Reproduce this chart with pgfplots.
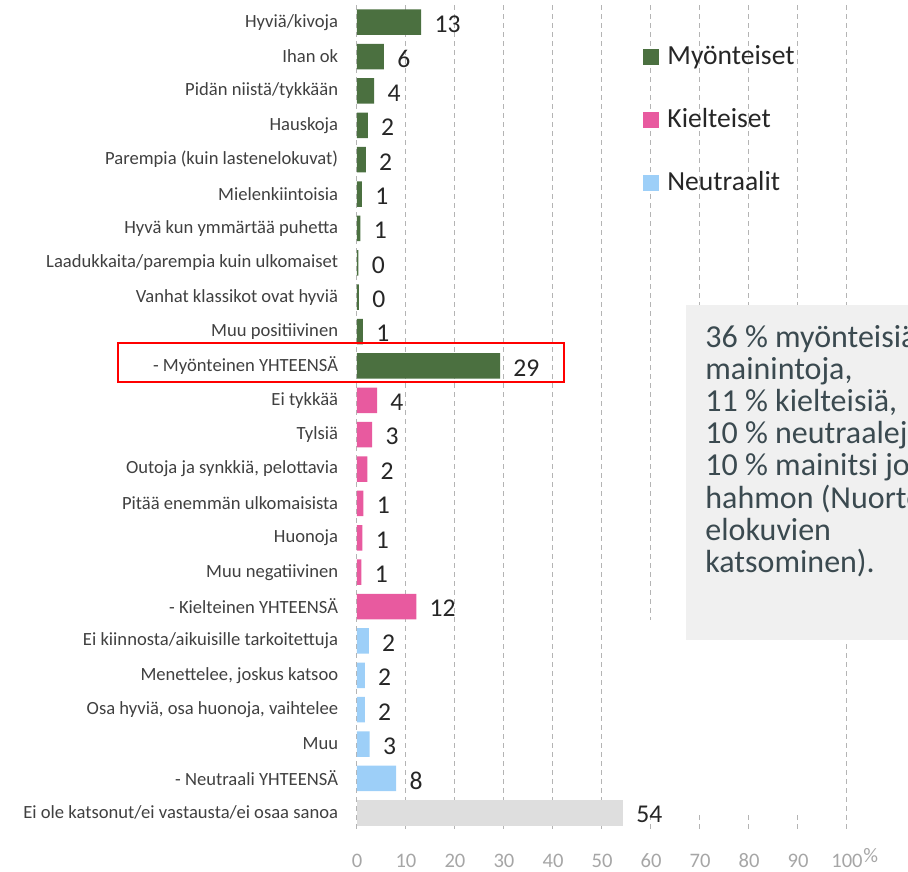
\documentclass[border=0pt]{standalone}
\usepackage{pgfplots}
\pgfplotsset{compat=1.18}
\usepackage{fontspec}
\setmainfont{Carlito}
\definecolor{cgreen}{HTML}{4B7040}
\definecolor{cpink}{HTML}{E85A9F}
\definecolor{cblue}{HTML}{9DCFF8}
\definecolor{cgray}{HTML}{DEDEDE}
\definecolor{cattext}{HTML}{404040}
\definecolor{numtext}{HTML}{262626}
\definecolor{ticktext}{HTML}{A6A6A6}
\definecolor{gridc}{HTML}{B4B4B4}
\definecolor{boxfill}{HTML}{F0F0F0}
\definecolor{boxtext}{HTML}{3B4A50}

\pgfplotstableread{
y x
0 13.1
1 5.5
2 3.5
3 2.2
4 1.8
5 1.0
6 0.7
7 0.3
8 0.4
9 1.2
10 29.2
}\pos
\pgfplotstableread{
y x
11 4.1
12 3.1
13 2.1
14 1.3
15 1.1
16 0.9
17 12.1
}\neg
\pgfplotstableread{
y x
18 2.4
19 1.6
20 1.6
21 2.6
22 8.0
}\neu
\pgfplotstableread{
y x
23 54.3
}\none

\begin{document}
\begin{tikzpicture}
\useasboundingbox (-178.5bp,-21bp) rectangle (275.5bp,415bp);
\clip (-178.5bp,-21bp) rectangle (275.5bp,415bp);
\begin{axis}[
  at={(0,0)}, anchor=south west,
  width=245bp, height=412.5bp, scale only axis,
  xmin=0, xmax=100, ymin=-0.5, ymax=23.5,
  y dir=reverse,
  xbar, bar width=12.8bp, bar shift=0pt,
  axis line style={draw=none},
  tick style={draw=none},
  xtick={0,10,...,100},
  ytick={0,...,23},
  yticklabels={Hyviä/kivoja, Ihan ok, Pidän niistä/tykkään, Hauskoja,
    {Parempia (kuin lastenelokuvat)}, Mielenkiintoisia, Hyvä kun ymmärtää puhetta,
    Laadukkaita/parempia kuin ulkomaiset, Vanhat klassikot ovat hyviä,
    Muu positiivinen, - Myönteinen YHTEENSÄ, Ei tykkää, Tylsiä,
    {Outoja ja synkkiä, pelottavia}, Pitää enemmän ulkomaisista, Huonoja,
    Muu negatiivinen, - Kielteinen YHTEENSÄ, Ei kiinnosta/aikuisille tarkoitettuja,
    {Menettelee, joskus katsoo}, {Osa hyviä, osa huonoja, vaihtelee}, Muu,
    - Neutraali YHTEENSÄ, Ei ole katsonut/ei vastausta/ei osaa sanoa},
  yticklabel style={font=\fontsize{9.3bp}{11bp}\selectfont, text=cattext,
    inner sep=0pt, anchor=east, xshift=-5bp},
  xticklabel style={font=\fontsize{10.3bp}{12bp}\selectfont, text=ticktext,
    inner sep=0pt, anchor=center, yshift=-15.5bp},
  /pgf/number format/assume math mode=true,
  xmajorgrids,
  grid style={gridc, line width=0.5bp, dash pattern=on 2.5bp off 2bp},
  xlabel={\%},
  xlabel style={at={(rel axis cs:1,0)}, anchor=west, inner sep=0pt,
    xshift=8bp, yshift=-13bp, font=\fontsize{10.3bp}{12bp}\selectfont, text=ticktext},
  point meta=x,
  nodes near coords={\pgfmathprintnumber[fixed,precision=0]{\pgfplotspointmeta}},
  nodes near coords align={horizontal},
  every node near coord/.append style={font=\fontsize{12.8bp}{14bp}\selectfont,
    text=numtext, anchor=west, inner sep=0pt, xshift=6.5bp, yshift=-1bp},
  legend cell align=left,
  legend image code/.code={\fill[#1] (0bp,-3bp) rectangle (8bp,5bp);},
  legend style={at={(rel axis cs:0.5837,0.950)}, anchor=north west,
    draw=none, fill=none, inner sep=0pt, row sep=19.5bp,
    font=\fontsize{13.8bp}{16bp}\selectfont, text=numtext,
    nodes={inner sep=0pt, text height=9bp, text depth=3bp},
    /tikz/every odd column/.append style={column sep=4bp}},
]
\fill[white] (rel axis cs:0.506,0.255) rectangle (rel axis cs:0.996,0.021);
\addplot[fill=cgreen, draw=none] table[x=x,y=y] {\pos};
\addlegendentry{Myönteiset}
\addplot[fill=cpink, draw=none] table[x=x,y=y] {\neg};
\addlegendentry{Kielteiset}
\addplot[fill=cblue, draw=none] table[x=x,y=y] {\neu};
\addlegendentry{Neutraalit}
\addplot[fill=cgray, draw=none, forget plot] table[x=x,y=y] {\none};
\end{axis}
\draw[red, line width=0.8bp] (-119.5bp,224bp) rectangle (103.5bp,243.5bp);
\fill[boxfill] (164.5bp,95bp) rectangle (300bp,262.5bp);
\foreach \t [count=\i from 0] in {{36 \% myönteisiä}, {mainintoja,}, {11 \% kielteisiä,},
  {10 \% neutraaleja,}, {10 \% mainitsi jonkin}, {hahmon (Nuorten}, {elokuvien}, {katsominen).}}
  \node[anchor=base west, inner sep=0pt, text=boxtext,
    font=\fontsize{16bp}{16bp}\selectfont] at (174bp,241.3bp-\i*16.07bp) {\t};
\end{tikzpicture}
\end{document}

**What you will do**
The data should be printed again unchanged; leave its pictures out.

**Answer below**
Reproduce this chart with pgfplots.
\documentclass[border=0pt]{standalone}
\usepackage{pgfplots}
\pgfplotsset{compat=1.18}
\usepackage{fontspec}
\setmainfont{Carlito}
\definecolor{cgreen}{HTML}{4B7040}
\definecolor{cpink}{HTML}{E85A9F}
\definecolor{cblue}{HTML}{9DCFF8}
\definecolor{cgray}{HTML}{DEDEDE}
\definecolor{cattext}{HTML}{404040}
\definecolor{numtext}{HTML}{262626}
\definecolor{ticktext}{HTML}{A6A6A6}
\definecolor{gridc}{HTML}{B4B4B4}
\definecolor{boxfill}{HTML}{F0F0F0}
\definecolor{boxtext}{HTML}{3B4A50}

\pgfplotstableread{
y x
0 13.1
1 5.5
2 3.5
3 2.2
4 1.8
5 1.0
6 0.7
7 0.3
8 0.4
9 1.2
10 29.2
}\pos
\pgfplotstableread{
y x
11 4.1
12 3.1
13 2.1
14 1.3
15 1.1
16 0.9
17 12.1
}\neg
\pgfplotstableread{
y x
18 2.4
19 1.6
20 1.6
21 2.6
22 8.0
}\neu
\pgfplotstableread{
y x
23 54.3
}\none

\begin{document}
\begin{tikzpicture}
\useasboundingbox (-178.5bp,-21bp) rectangle (275.5bp,415bp);
\clip (-178.5bp,-21bp) rectangle (275.5bp,415bp);
\begin{axis}[
  at={(0,0)}, anchor=south west,
  width=245bp, height=412.5bp, scale only axis,
  xmin=0, xmax=100, ymin=-0.5, ymax=23.5,
  y dir=reverse,
  xbar, bar width=12.8bp, bar shift=0pt,
  axis line style={draw=none},
  tick style={draw=none},
  xtick={0,10,...,100},
  ytick={0,...,23},
  yticklabels={Hyviä/kivoja, Ihan ok, Pidän niistä/tykkään, Hauskoja,
    {Parempia (kuin lastenelokuvat)}, Mielenkiintoisia, Hyvä kun ymmärtää puhetta,
    Laadukkaita/parempia kuin ulkomaiset, Vanhat klassikot ovat hyviä,
    Muu positiivinen, - Myönteinen YHTEENSÄ, Ei tykkää, Tylsiä,
    {Outoja ja synkkiä, pelottavia}, Pitää enemmän ulkomaisista, Huonoja,
    Muu negatiivinen, - Kielteinen YHTEENSÄ, Ei kiinnosta/aikuisille tarkoitettuja,
    {Menettelee, joskus katsoo}, {Osa hyviä, osa huonoja, vaihtelee}, Muu,
    - Neutraali YHTEENSÄ, Ei ole katsonut/ei vastausta/ei osaa sanoa},
  yticklabel style={font=\fontsize{9.3bp}{11bp}\selectfont, text=cattext,
    inner sep=0pt, anchor=east, xshift=-5bp},
  xticklabel style={font=\fontsize{10.3bp}{12bp}\selectfont, text=ticktext,
    inner sep=0pt, anchor=center, yshift=-15.5bp},
  /pgf/number format/assume math mode=true,
  xmajorgrids,
  grid style={gridc, line width=0.5bp, dash pattern=on 2.5bp off 2bp},
  xlabel={\%},
  xlabel style={at={(rel axis cs:1,0)}, anchor=west, inner sep=0pt,
    xshift=8bp, yshift=-13bp, font=\fontsize{10.3bp}{12bp}\selectfont, text=ticktext},
  point meta=x,
  nodes near coords={\pgfmathprintnumber[fixed,precision=0]{\pgfplotspointmeta}},
  nodes near coords align={horizontal},
  every node near coord/.append style={font=\fontsize{12.8bp}{14bp}\selectfont,
    text=numtext, anchor=west, inner sep=0pt, xshift=6.5bp, yshift=-1bp},
  legend cell align=left,
  legend image code/.code={\fill[#1] (0bp,-3bp) rectangle (8bp,5bp);},
  legend style={at={(rel axis cs:0.5837,0.950)}, anchor=north west,
    draw=none, fill=none, inner sep=0pt, row sep=19.5bp,
    font=\fontsize{13.8bp}{16bp}\selectfont, text=numtext,
    nodes={inner sep=0pt, text height=9bp, text depth=3bp},
    /tikz/every odd column/.append style={column sep=4bp}},
]
\fill[white] (rel axis cs:0.506,0.255) rectangle (rel axis cs:0.996,0.021);
\addplot[fill=cgreen, draw=none] table[x=x,y=y] {\pos};
\addlegendentry{Myönteiset}
\addplot[fill=cpink, draw=none] table[x=x,y=y] {\neg};
\addlegendentry{Kielteiset}
\addplot[fill=cblue, draw=none] table[x=x,y=y] {\neu};
\addlegendentry{Neutraalit}
\addplot[fill=cgray, draw=none, forget plot] table[x=x,y=y] {\none};
\end{axis}
\draw[red, line width=0.8bp] (-119.5bp,224bp) rectangle (103.5bp,243.5bp);
\fill[boxfill] (164.5bp,95bp) rectangle (300bp,262.5bp);
\foreach \t [count=\i from 0] in {{36 \% myönteisiä}, {mainintoja,}, {11 \% kielteisiä,},
  {10 \% neutraaleja,}, {10 \% mainitsi jonkin}, {hahmon (Nuorten}, {elokuvien}, {katsominen).}}
  \node[anchor=base west, inner sep=0pt, text=boxtext,
    font=\fontsize{16bp}{16bp}\selectfont] at (174bp,241.3bp-\i*16.07bp) {\t};
\end{tikzpicture}
\end{document}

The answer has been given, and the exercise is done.